10. Emerging Issues (2024-2025)
Issue | Status (July 2025) |
---|---|
Predatory Lending Prevention Bill | Approved by House (HB 9344). Proposes mandatory 30-day “cooling-off” and caps on effective interest ≤ 100 % p.a. Senate deliberations ongoing. |
Digital National ID Integration | SEC exploring API tie-in to PhilSys for borrower verification and KYC. Pilot sandbox with 10 lending firms. |
AI-Driven Credit Scoring Oversight | Draft SEC memorandum (exposed June 2025) would require algorithmic transparency reports and bias testing for OLPs using automated risk scoring. |
Regional Expansion | ASEAN agreement on cross-border lending disclosures under discussion; potential passporting for licensed lenders by 2026. |
11. Consumer “Self-Verification” Quick Guide
- Search SEC list → confirm CA.
- Download SEC GIS → verify directors/officers.

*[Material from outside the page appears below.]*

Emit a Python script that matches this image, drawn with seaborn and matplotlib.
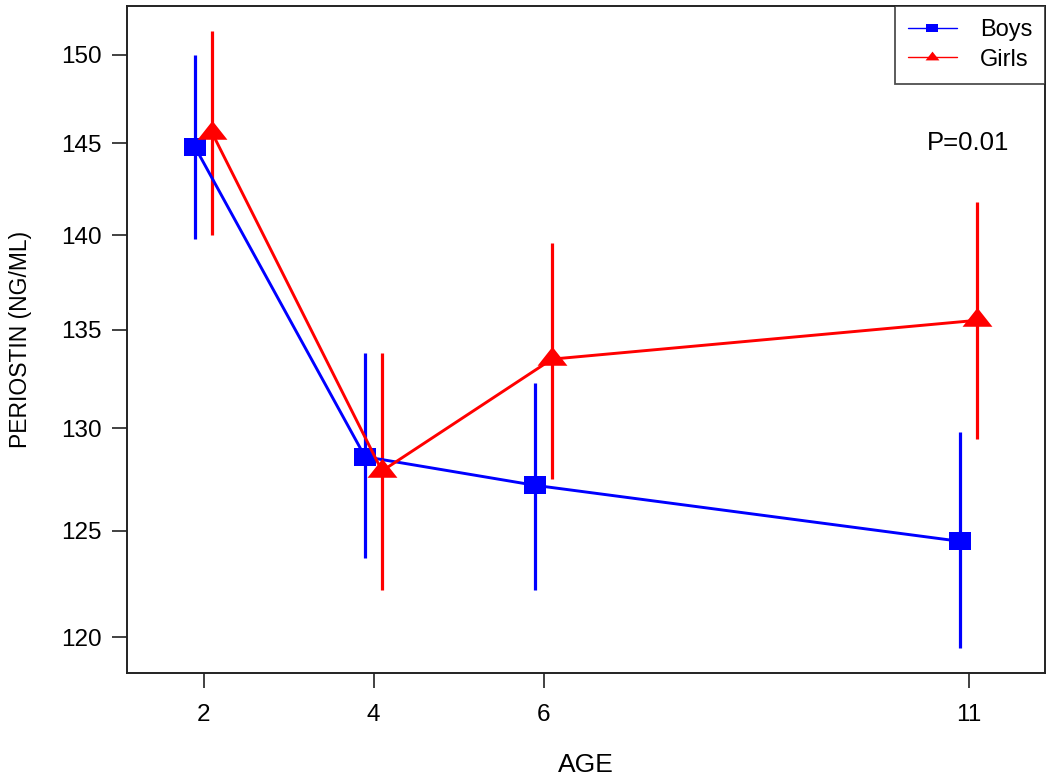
import numpy as np
import pandas as pd
import matplotlib
matplotlib.use("Agg")
import matplotlib.pyplot as plt
import seaborn as sns
from matplotlib.lines import Line2D
from matplotlib.markers import MarkerStyle
from matplotlib.ticker import FixedLocator, FixedFormatter, NullLocator

# ---- data ----
ages = [2, 4, 6, 11]
boys_mean = [144.8, 128.6, 127.2, 124.5]
boys_low = [139.8, 123.7, 122.2, 119.5]
boys_high = [150.0, 133.8, 132.3, 129.8]
girls_mean = [145.6, 127.9, 133.5, 135.5]
girls_low = [140.0, 122.2, 127.5, 129.5]
girls_high = [151.4, 133.8, 139.6, 141.8]
groups = ["Boys", "Girls"]
y_ticks = [120, 125, 130, 135, 140, 145, 150]
p_label = "P=0.01"

x_offset = {"Boys": -0.1, "Girls": 0.1}
palette = {"Boys": "#0000ff", "Girls": "#ff0000"}

rows = []
for g, m, lo, hi in [("Boys", boys_mean, boys_low, boys_high),
                     ("Girls", girls_mean, girls_low, girls_high)]:
    for a, mm, l, h in zip(ages, m, lo, hi):
        rows.append({"group": g, "age": a, "x": a + x_offset[g],
                     "mean": mm, "low": l, "high": h})
df = pd.DataFrame(rows)

sns.set_theme(style="white")
plt.rcParams['font.family'] = ['Liberation Sans', 'DejaVu Sans']
plt.rcParams['text.color'] = 'black'
plt.rcParams['axes.labelcolor'] = 'black'
plt.rcParams['xtick.color'] = 'black'
plt.rcParams['ytick.color'] = 'black'

W, H = 1050, 777
fig = plt.figure(figsize=(W / 100, H / 100), dpi=100)
L, R, T, B = 127, 1045, 6, 673
ax = fig.add_axes([L / W, 1 - B / H, (R - L) / W, (B - T) / H])
ax.set_yscale('log')

sq = MarkerStyle([(-1.2, -0.95), (1.2, -0.95), (1.2, 0.95), (-1.2, 0.95)])
tri = MarkerStyle([(0, 1.27), (-1.5, -0.63), (1.5, -0.63)])
markers = {"Boys": sq, "Girls": tri}
msize = {"Boys": 16.5, "Girls": 21.5}

# error bars
for g in groups:
    d = df[df.group == g]
    ax.vlines(d["x"], d["low"], d["high"], colors=palette[g], lw=2.3, zorder=1.5)

for g in groups:
    d = df[df.group == g]
    sns.lineplot(data=d, x="x", y="mean", ax=ax, color=palette[g],
                 marker=markers[g], markersize=msize[g], markeredgewidth=0,
                 lw=2.1, legend=False, sort=False, zorder=2)

# limits (R-style 4% padding, log y)
ax.set_xlim(1.1, 11.9)
lo = np.log(min(boys_low + girls_low))
hi = np.log(max(boys_high + girls_high))
pad = 0.04 * (hi - lo)
ax.set_ylim(np.exp(lo - pad), np.exp(hi + pad))

ax.xaxis.set_major_locator(FixedLocator(ages))
ax.xaxis.set_major_formatter(FixedFormatter([str(a) for a in ages]))
ax.yaxis.set_major_locator(FixedLocator(y_ticks))
ax.yaxis.set_major_formatter(FixedFormatter([str(v) for v in y_ticks]))
ax.yaxis.set_minor_locator(NullLocator())
ax.xaxis.set_minor_locator(NullLocator())
ax.tick_params(axis='both', which='major', direction='out', length=11, width=1.3,
               color='#333333', labelcolor='black', labelsize=17.5,
               left=True, bottom=True)
ax.tick_params(axis='y', pad=7)
ax.tick_params(axis='x', pad=11)

for s in ax.spines.values():
    s.set_color('#222222')
    s.set_linewidth(1.4)

ax.set_xlabel("AGE", fontsize=19)
ax.set_ylabel("PERIOSTIN (NG/ML)", fontsize=16.5)
ax.xaxis.set_label_coords(0.5, -0.12)
ax.yaxis.set_label_coords(-0.103, 0.5)

ax.text(11, 145, p_label, ha='center', va='center', fontsize=18.5)

handles = [Line2D([], [], color=palette[g], lw=1, marker=markers[g],
                  markersize=8 if g == "Boys" else 10, markeredgewidth=0)
           for g in groups]
leg = ax.legend(handles, groups, loc='upper right', frameon=True, fancybox=False,
                edgecolor='#222222', fontsize=17, borderaxespad=0,
                handlelength=2.1, handletextpad=0.95, borderpad=0.55,
                labelspacing=0.32)
leg.get_frame().set_linewidth(1.3)

fig.savefig("out.png", dpi=100)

- Check OLP Registry → look for the app name; one app per lending firm.
- Read the fine print → look for APR, not just monthly rate.
- Verify collection contacts → only third-party agencies listed in the GIS are lawful.
- Red Flag: Demands upfront “processing fee” > ₱1 000 before loan approval.
12. Conclusion
Verifying a Philippine lending company is essentially a regulatory compliance audit anchored on the SEC’s Certificate of Authority plus a web of allied regulations (AML, privacy, consumer finance, digital-platform conduct). With coordinated databases and interest-rate caps now in force, both borrowers and legal practitioners can quickly separate legitimate lenders from underground operators. Due diligence is document-driven: if an entity cannot produce—or be found in—SEC registries, it is not legally allowed to lend.
This article reflects laws, regulations, and publicly released draft measures as of 17 July 2025. Always check for subsequent SEC circulars or legislative amendments before relying on this guide.